Pierde Brasil y pierde la humanidad, porque el aire que respira se purifica principalmente en la Amazonia, a través de plantas y bosques que caen como fichas de dominó cada minuto, cada segundo. "Y no estamos tomando ninguna medicación, ninguna contramedida, contra lo que se nos viene encima", afirma Philip M. Fearnside, profesor del Instituto de Investigación del Amazonas.

El turbulento Estado de Pará se erigió en símbolo de la violencia y el delito. Registra una tercera parte de la deforestación brasileña: un área mayor que la superficie de Austria, Holanda, Portugal y Suiza. Durante cuatro decenios sus aserraderos trabajaron impunemente, las pistolas dirimieron los conflictos, y el patrimonio amazónico se desplomó, escoltado por la cultura de la impunidad y la ausencia del Estado de derecho. Bertha Becker, miembro de la Academia de Ciencias de Brasil, resume la compleja situación de una geografía donde los delitos, contra el hombre y la naturaleza, guardan relación: "La sociedad amazónica quiere la presencia del Estado, quiere educación, carreteras, empleo, salarios dignos. En suma: salir de la exclusión, el problema más importante de Brasil".

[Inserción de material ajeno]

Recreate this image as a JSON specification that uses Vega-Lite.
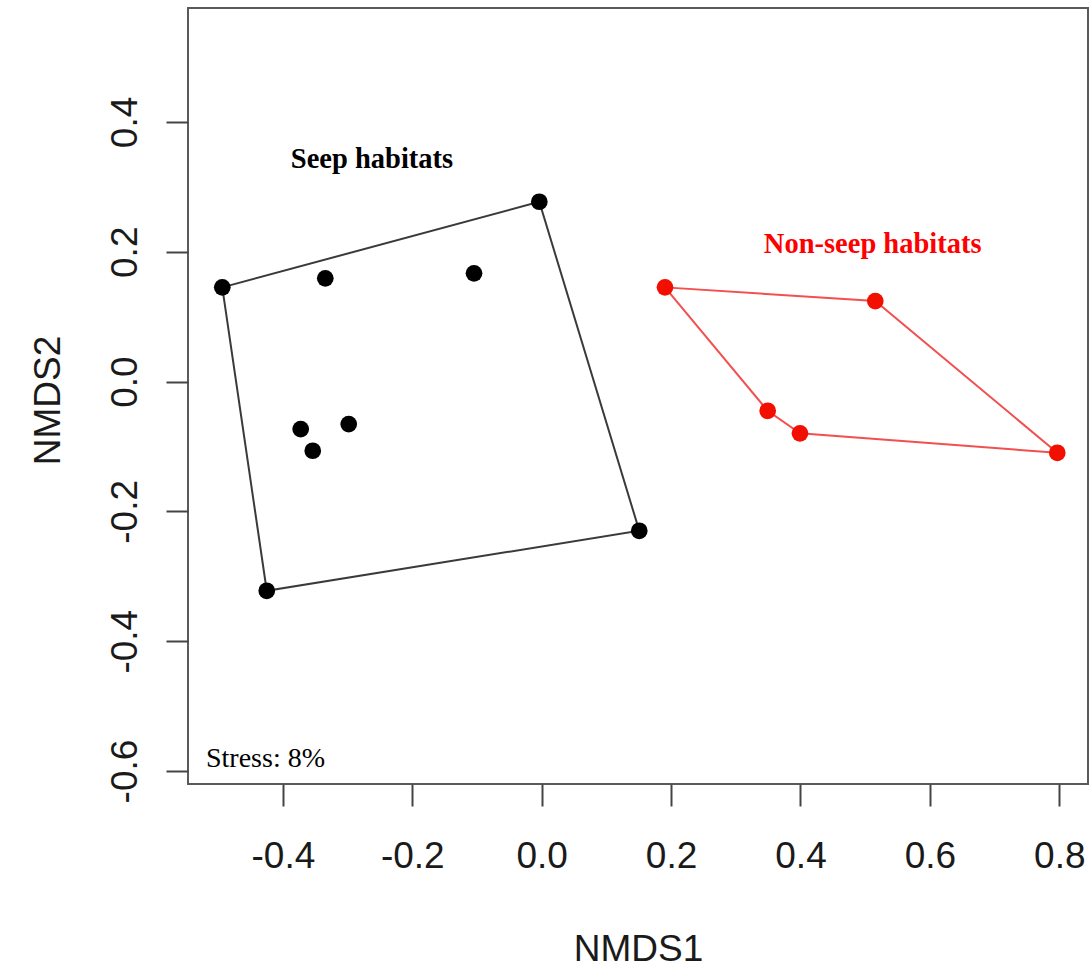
{
  "$schema": "https://vega.github.io/schema/vega-lite/v6.json",
  "width": 900,
  "height": 776,
  "autosize": {"type": "none"},
  "padding": {"left": 188, "top": 8, "right": 4, "bottom": 185},
  "background": "white",
  "config": {
    "view": {"stroke": "#5a5a5a", "strokeWidth": 2},
    "axis": {
      "labelFont": "Liberation Sans",
      "titleFont": "Liberation Sans",
      "labelFontSize": 37,
      "titleFontSize": 37,
      "labelColor": "#1a1a1a",
      "titleColor": "#1a1a1a",
      "titleFontWeight": "normal",
      "tickColor": "#444444",
      "tickWidth": 2,
      "tickSize": 22,
      "domain": false,
      "grid": false
    }
  },
  "datasets": {
    "pts": [
      {"NMDS1": -0.4937, "NMDS2": 0.1451, "habitat": "Seep"},
      {"NMDS1": -0.3345, "NMDS2": 0.1590, "habitat": "Seep"},
      {"NMDS1": -0.1046, "NMDS2": 0.1667, "habitat": "Seep"},
      {"NMDS1": -0.0037, "NMDS2": 0.2770, "habitat": "Seep"},
      {"NMDS1": -0.3725, "NMDS2": -0.0732, "habitat": "Seep"},
      {"NMDS1": -0.3539, "NMDS2": -0.1066, "habitat": "Seep"},
      {"NMDS1": -0.2983, "NMDS2": -0.0655, "habitat": "Seep"},
      {"NMDS1": 0.1508, "NMDS2": -0.2299, "habitat": "Seep"},
      {"NMDS1": -0.4250, "NMDS2": -0.3223, "habitat": "Seep"},
      {"NMDS1": 0.1906, "NMDS2": 0.1451, "habitat": "Non-seep"},
      {"NMDS1": 0.5156, "NMDS2": 0.1240, "habitat": "Non-seep"},
      {"NMDS1": 0.3493, "NMDS2": -0.0450, "habitat": "Non-seep"},
      {"NMDS1": 0.3992, "NMDS2": -0.0798, "habitat": "Non-seep"},
      {"NMDS1": 0.7969, "NMDS2": -0.1097, "habitat": "Non-seep"}
    ],
    "hull": [
      {"NMDS1": -0.4937, "NMDS2": 0.1451, "habitat": "Seep", "ord": 1},
      {"NMDS1": -0.0037, "NMDS2": 0.2770, "habitat": "Seep", "ord": 2},
      {"NMDS1": 0.1508, "NMDS2": -0.2299, "habitat": "Seep", "ord": 3},
      {"NMDS1": -0.4250, "NMDS2": -0.3223, "habitat": "Seep", "ord": 4},
      {"NMDS1": -0.4937, "NMDS2": 0.1451, "habitat": "Seep", "ord": 5},
      {"NMDS1": 0.1906, "NMDS2": 0.1451, "habitat": "Non-seep", "ord": 1},
      {"NMDS1": 0.5156, "NMDS2": 0.1240, "habitat": "Non-seep", "ord": 2},
      {"NMDS1": 0.7969, "NMDS2": -0.1097, "habitat": "Non-seep", "ord": 3},
      {"NMDS1": 0.3992, "NMDS2": -0.0798, "habitat": "Non-seep", "ord": 4},
      {"NMDS1": 0.3493, "NMDS2": -0.0450, "habitat": "Non-seep", "ord": 5},
      {"NMDS1": 0.1906, "NMDS2": 0.1451, "habitat": "Non-seep", "ord": 6}
    ],
    "labels": [
      {"NMDS1": -0.2623, "NMDS2": 0.329, "text": "Seep habitats", "habitat": "Seep"},
      {"NMDS1": 0.5116, "NMDS2": 0.198, "text": "Non-seep habitats", "habitat": "Non-seep"}
    ],
    "stress": [
      {"NMDS1": -0.5189, "NMDS2": -0.594, "text": "Stress: 8%"}
    ]
  },
  "encoding": {
    "x": {
      "field": "NMDS1", "type": "quantitative",
      "scale": {"domain": [-0.5467, 0.8444], "nice": false, "zero": false},
      "axis": {
        "title": "NMDS1",
        "values": [-0.4, -0.2, 0.0, 0.2, 0.4, 0.6, 0.8],
        "labelExpr": "replace(format(datum.value, '.1f'), '\u2212', '-')",
        "labelBaseline": "alphabetic",
        "labelPadding": 61,
        "titleBaseline": "alphabetic",
        "titleY": 176
      }
    },
    "y": {
      "field": "NMDS2", "type": "quantitative",
      "scale": {"domain": [-0.620, 0.5755], "nice": false, "zero": false},
      "axis": {
        "title": "NMDS2",
        "values": [-0.6, -0.4, -0.2, 0.0, 0.2, 0.4],
        "labelExpr": "replace(format(datum.value, '.1f'), '\u2212', '-')",
        "labelAngle": 270,
        "labelAlign": "center",
        "labelBaseline": "alphabetic",
        "labelPadding": 30,
        "titleAngle": 270,
        "titleAlign": "center",
        "titleBaseline": "alphabetic",
        "titleX": -129,
        "titleY": 392
      }
    }
  },
  "layer": [
    {
      "data": {"name": "hull"},
      "mark": {"type": "line", "strokeWidth": 2},
      "encoding": {
        "order": {"field": "ord", "type": "quantitative"},
        "detail": {"field": "habitat"},
        "color": {
          "field": "habitat", "type": "nominal",
          "scale": {"domain": ["Seep", "Non-seep"], "range": ["#3a3a3a", "#f25050"]},
          "legend": null
        }
      }
    },
    {
      "data": {"name": "pts"},
      "mark": {"type": "circle", "size": 280, "opacity": 1},
      "encoding": {
        "color": {
          "field": "habitat", "type": "nominal",
          "scale": {"domain": ["Seep", "Non-seep"], "range": ["#000000", "#f20f00"]},
          "legend": null
        }
      }
    },
    {
      "data": {"name": "labels"},
      "mark": {"type": "text", "font": "Liberation Serif", "fontWeight": "bold", "fontSize": 28.5, "align": "center", "baseline": "alphabetic"},
      "encoding": {
        "text": {"field": "text"},
        "color": {
          "field": "habitat", "type": "nominal",
          "scale": {"domain": ["Seep", "Non-seep"], "range": ["#000000", "#ff0000"]},
          "legend": null
        }
      }
    },
    {
      "data": {"name": "stress"},
      "mark": {"type": "text", "font": "Liberation Serif", "fontSize": 28, "align": "left", "baseline": "alphabetic", "color": "#000000"},
      "encoding": {
        "text": {"field": "text"}
      }
    }
  ],
  "resolve": {"scale": {"color": "independent"}}
}
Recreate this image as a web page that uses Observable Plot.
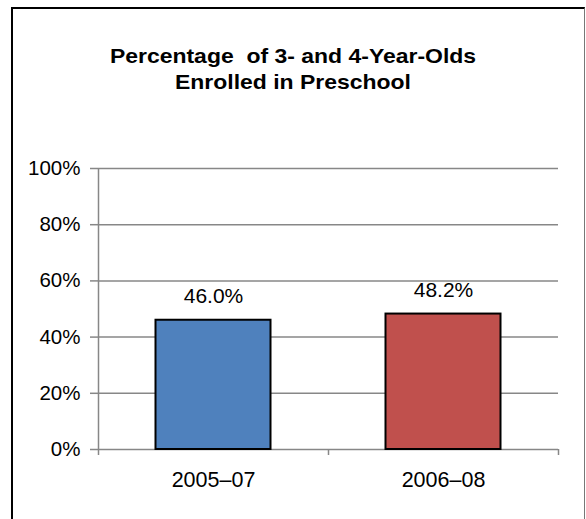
<!DOCTYPE html>
<html>
<head>
<meta charset="utf-8">
<script src="https://cdn.jsdelivr.net/npm/d3@7"></script>
<script src="https://cdn.jsdelivr.net/npm/@observablehq/plot@0.6"></script>
<style>
  body { margin: 0; background: #fff; }
  #chart { position: relative; width: 586px; height: 519px; overflow: hidden; font-family: "Liberation Sans", Arial, sans-serif; }
  #frame { position: absolute; left: 11px; top: 7px; width: 571px; height: 540px; border-left: 2px solid #000; border-top: 2px solid #000; border-right: 1px solid #777; }
  #title { position: absolute; left: 0; top: 43px; width: 586px; text-align: center; font-weight: bold; font-size: 20.5px; line-height: 26px; color: #000; white-space: pre; transform: scaleX(1.12); transform-origin: 293px 0; }
  #plot { position: absolute; left: 0; top: 0; }
</style>
</head>
<body>
<div id="chart">
  <div id="frame"></div>
  <div id="plot"></div>
  <div id="title">Percentage  of 3- and 4-Year-Olds
Enrolled in Preschool</div>
</div>
<script>
// Share of 3- and 4-year-olds enrolled in preschool, by survey period
const periods = ["2005–07", "2006–08"];
const enrolled = [0.460, 0.482];
const barColors = ["#4F81BD", "#C0504D"];
const yTicks = [0, 0.2, 0.4, 0.6, 0.8, 1];

// bars sit in the middle half of each unit-wide slot on a linear x scale
const rows = periods.map((p, i) => ({
  period: p,
  value: enrolled[i],
  x1: i + 0.25,
  x2: i + 0.75,
  xc: i + 0.5,
  color: barColors[i]
}));

const gray = "#878787";

const chart = Plot.plot({
  width: 586,
  height: 519,
  marginTop: 168,
  marginBottom: 70,
  marginLeft: 98,
  marginRight: 28,
  style: { fontFamily: "Liberation Sans, Arial, sans-serif", fontSize: "20px", color: "#000", background: "transparent", overflow: "visible" },
  x: { domain: [0, periods.length] },
  y: { domain: [0, 1] },
  color: { type: "identity" },
  marks: [
    Plot.gridY(yTicks, { stroke: gray, strokeOpacity: 1, strokeWidth: 1.5 }),
    Plot.axisY(yTicks, { tickFormat: d3.format(".0%"), tickSize: 8, tickPadding: 10, stroke: gray, strokeWidth: 1.5, strokeOpacity: 1, label: null, fontSize: 20.5 }),
    Plot.ruleX([0], { stroke: gray, strokeWidth: 1.5 }),
    Plot.axisX(d3.range(periods.length + 1), { tickSize: 6, tickFormat: () => "", stroke: gray, strokeWidth: 1.5, strokeOpacity: 1, label: null }),
    Plot.axisX(rows.map(d => d.xc), { tickSize: 0, tickPadding: 22, tickFormat: d => periods[Math.floor(d)], label: null, fontSize: 21.5 }),
    Plot.rectY(rows, { x1: "x1", x2: "x2", y: "value", fill: "color", stroke: "#000", strokeWidth: 2 }),
    Plot.text(rows, { x: "xc", y: "value", text: d => d3.format(".1%")(d.value), lineAnchor: "bottom", dy: -17, fontSize: 21 })
  ]
});

document.getElementById("plot").appendChild(chart);
</script>
</body>
</html>
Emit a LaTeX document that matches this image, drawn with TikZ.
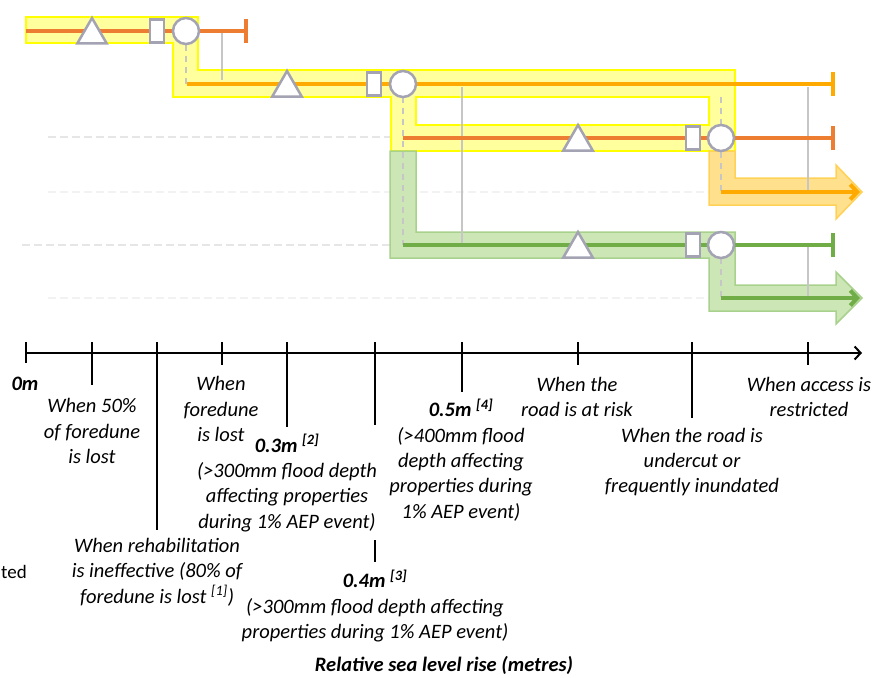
\documentclass[tikz,border=0pt]{standalone}
\usepackage{fontspec}
\setmainfont{Carlito}
\usetikzlibrary{arrows.meta,shapes.geometric}
\definecolor{orangeline}{HTML}{ED7D31}
\definecolor{goldline}{HTML}{FFAA00}
\definecolor{greenline}{HTML}{70AD47}
\definecolor{yellowfill}{HTML}{FFFF9E}
\definecolor{yellowedge}{HTML}{FFFF00}
\definecolor{amberfill}{HTML}{FFE08C}
\definecolor{amberedge}{HTML}{FFD257}
\definecolor{greenfill}{HTML}{CDE6B6}
\definecolor{greenedge}{HTML}{A9D18E}
\definecolor{symgray}{HTML}{A3A3B3}
\definecolor{linkgray}{HTML}{C6C6C6}
\definecolor{faintgray}{HTML}{E6E6E6}
\begin{document}
\begin{tikzpicture}[x=1pt,y=-1pt,
  bandline/.style={line width=1.5pt},
  sym/.style={draw=symgray,line width=2.5pt,fill=white,inner sep=0pt,outer sep=0pt},
  tri/.style={sym,regular polygon,regular polygon sides=3,minimum size=34pt},
  boxsym/.style={sym,rectangle,minimum width=14pt,minimum height=23pt},
  circsym/.style={sym,circle,minimum size=26pt},
  rowline/.style={line width=4pt},
  endbar/.style={line width=4pt},
  linkline/.style={draw=linkgray,line width=2.5pt},
  dashlink/.style={draw=linkgray,line width=2pt,dash pattern=on 6pt off 5pt},
  faint/.style={draw=faintgray,line width=1.2pt,dash pattern=on 8pt off 4pt},
  tickline/.style={line width=2pt,black},
  lbl/.style={font=\fontsize{20.5}{25.3}\selectfont\itshape,align=center,inner sep=0pt},
  blbl/.style={font=\fontsize{20.5}{25.3}\selectfont\bfseries\itshape,align=center,inner sep=0pt}]
\useasboundingbox (0,0) rectangle (875,677);

% faint background dashed guide lines
\draw[faint] (48,137) -- (391,137);
\draw[faint] (22,245) -- (390,245);
\draw[faint,draw=faintgray!50] (48,192) -- (709,192);
\draw[faint,draw=faintgray!50] (48,298) -- (709,298);

% bands
\filldraw[fill=yellowfill,draw=yellowedge,bandline,even odd rule]
  (26,17) -- (198,17) -- (198,70) -- (735,70) -- (735,151) -- (391,151) -- (391,97) -- (173,97) -- (173,43) -- (26,43) -- cycle
  (416,97) -- (709,97) -- (709,125) -- (416,125) -- cycle;
\filldraw[fill=greenfill,draw=greenedge,bandline]
  (390,151) -- (416,151) -- (416,232) -- (735,232) -- (735,285) -- (836,285) -- (836,272) -- (862,298) -- (836,324) -- (836,311) -- (709,311) -- (709,258) -- (390,258) -- cycle;
\filldraw[fill=amberfill,draw=amberedge,bandline]
  (709,151) -- (735,151) -- (735,178) -- (836,178) -- (836,165) -- (862,192) -- (836,219) -- (836,205) -- (709,205) -- cycle;

% coordinates of row lines
\coordinate (r1s) at (26,31);  \coordinate (r1e) at (246,31);
\coordinate (r2s) at (187,84); \coordinate (r2e) at (833,84);
\coordinate (r3s) at (403,138); \coordinate (r3e) at (833,138);
\coordinate (r4s) at (721,192); \coordinate (r4e) at (860,192);
\coordinate (r5s) at (403,245); \coordinate (r5e) at (833,245);
\coordinate (r6s) at (721,298); \coordinate (r6e) at (860,298);

% gray link lines
\coordinate (g1a) at (222,33); \coordinate (g1b) at (222,80);
\coordinate (g2a) at (462,87); \coordinate (g2b) at (462,243);
\coordinate (g3a) at (808,87); \coordinate (g3b) at (808,190);
\coordinate (g4a) at (808,247); \coordinate (g4b) at (808,296);
\draw[linkline] (g1a) -- (g1b);
\draw[linkline] (g2a) -- (g2b);
\draw[linkline] (g3a) -- (g3b);
\draw[linkline] (g4a) -- (g4b);

% dashed drop lines
\coordinate (d1a) at (186,45); \coordinate (d1b) at (186,84);
\coordinate (d2a) at (403,97); \coordinate (d2b) at (403,245);
\coordinate (d3a) at (721,97); \coordinate (d3b) at (721,192);
\coordinate (d4a) at (721,258); \coordinate (d4b) at (721,298);
\draw[dashlink] (d1a) -- (d1b);
\draw[dashlink] (d2a) -- (d2b);
\draw[dashlink] (d3a) -- (d3b);
\draw[dashlink] (d4a) -- (d4b);

% coloured pathway lines
\draw[rowline,orangeline] (r1s) -- (r1e);
\draw[endbar,orangeline] ([yshift=-12pt]r1e) -- ([yshift=12pt]r1e);
\draw[rowline,goldline] (r2s) -- (r2e);
\draw[endbar,goldline] ([yshift=-12pt]r2e) -- ([yshift=12pt]r2e);
\draw[rowline,orangeline] (r3s) -- (r3e);
\draw[endbar,orangeline] ([yshift=-12pt]r3e) -- ([yshift=12pt]r3e);
\draw[rowline,goldline,-{Straight Barb[length=7pt,width=15pt]}] (r4s) -- (r4e);
\draw[rowline,greenline] (r5s) -- (r5e);
\draw[endbar,greenline] ([yshift=-12pt]r5e) -- ([yshift=12pt]r5e);
\draw[rowline,greenline,-{Straight Barb[length=7pt,width=15pt]}] (r6s) -- (r6e);

% symbols
\node[tri] (t1) at (92,35) {};
\node[boxsym] (b1) at (157,31) {};
\node[circsym] (c1) at (186,31) {};
\node[tri] (t2) at (287,88) {};
\node[boxsym] (b2) at (374,84) {};
\node[circsym] (c2) at (403,84) {};
\node[tri] (t3) at (578,142) {};
\node[boxsym] (b3) at (693,138) {};
\node[circsym] (c3) at (721,138) {};
\node[tri] (t5) at (578,249) {};
\node[boxsym] (b5) at (693,245) {};
\node[circsym] (c5) at (721,245) {};

% axis
\coordinate (ax0) at (26,353); \coordinate (ax1) at (862,353);
\draw[tickline,-{Straight Barb[length=6pt,width=13pt]}] (ax0) -- (ax1);
\foreach \x/\a/\b in {26/342/363, 92/342/385, 157/342/530, 222/342/365, 287/342/427, 375/342/425, 375/540/562, 462/342/392, 578/342/365, 692/342/418, 808/342/365}
  \draw[tickline] (\x,\a) -- (\x,\b);

% labels
\node[blbl] (l0) at (25,384) {0m};
\node[lbl] (l1) at (92,431) {When 50\%\\of foredune\\is lost};
\node[lbl] (l2) at (221,409) {When\\foredune\\is lost};
\node[lbl] (l3) at (287,483) {\textbf{0.3m \textsuperscript{[2]}}\\(>300mm flood depth\\affecting properties\\during 1\% AEP event)};
\node[lbl] (l4) at (157,572) {When rehabilitation\\is ineffective (80\% of\\foredune is lost \textsuperscript{[1]})};
\node[lbl] (l5) at (375,606) {\textbf{0.4m \textsuperscript{[3]}}\\(>300mm flood depth affecting\\properties during 1\% AEP event)};
\node[lbl] (l6) at (461,460) {\textbf{0.5m \textsuperscript{[4]}}\\(>400mm flood\\depth affecting\\properties during\\1\% AEP event)};
\node[lbl] (l7) at (577,397) {When the\\road is at risk};
\node[lbl] (l8) at (692,462) {When the road is\\undercut or\\frequently inundated};
\node[lbl] (l9) at (809,397) {When access is\\restricted};
\node[blbl] (lx) at (444,665) {Relative sea level rise (metres)};
\node[font=\fontsize{19}{23}\selectfont,inner sep=0pt,anchor=west] (lt) at (1,572) {ted};
\end{tikzpicture}
\end{document}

"Esos puntos son vehículos"

Muy cerca del teatro de la Ópera de Manaos, levantado en plena selva con mármoles de Carrara y lámparas de Sévres, el militarizado Sistema de Protección del Amazonas (SPA) procesa los movimientos sospechosos comunicados por los radares y satélites geoestacionarios encargados de vigilar la Amazonia. Un equipo escruta los datos y fotografías aparecidos en las pantallas de sus ordenadores. "Esos puntos negros son vehículos", explica Luciano Laybauer, director operativo del centro, al grupo de científicos y académicos que visita las instalaciones. "Las patrullas que vigilan una zona tan inmensa para castigar a los delincuentes reciben nuestros datos en tiempo real a través de las 300 maletas portátiles que llevan en camiones, helicópteros, aviones o barcos. Y no importa que haya nubes. Hay satélites que las traspasan".

Sobran los satélites para comprobar que la deforestación no sólo persigue la venta de la madera y el acondicionamiento de pastos para el ganado y la producción cárnica. Desde hace dos años, comenzó a documentarse una devastadora industria en las zonas taladas: el monocultivo de soja para fabricar harinas, aceites o pienso. Tres gigantes estadounidenses dedicados a la producción agrícola, Archer Daniela Midland (ADM), Bunge y Cargill, sentaron sus reales en la Amazonia y edificaron una infraestructura que les permite operar a pleno rendimiento y controlar el 60% de las exportaciones de ese cereal procedente de Brasil. Durante el periodo 2004-05 se deforestaron 1,2 millones de selva para su sembrado. Europa importa casi 18 millones de toneladas. Bajo presión, las tres corporaciones anunciaron en octubre una moratoria de dos años en las talas que venían promoviendo para ampliar el cultivo de la semilla.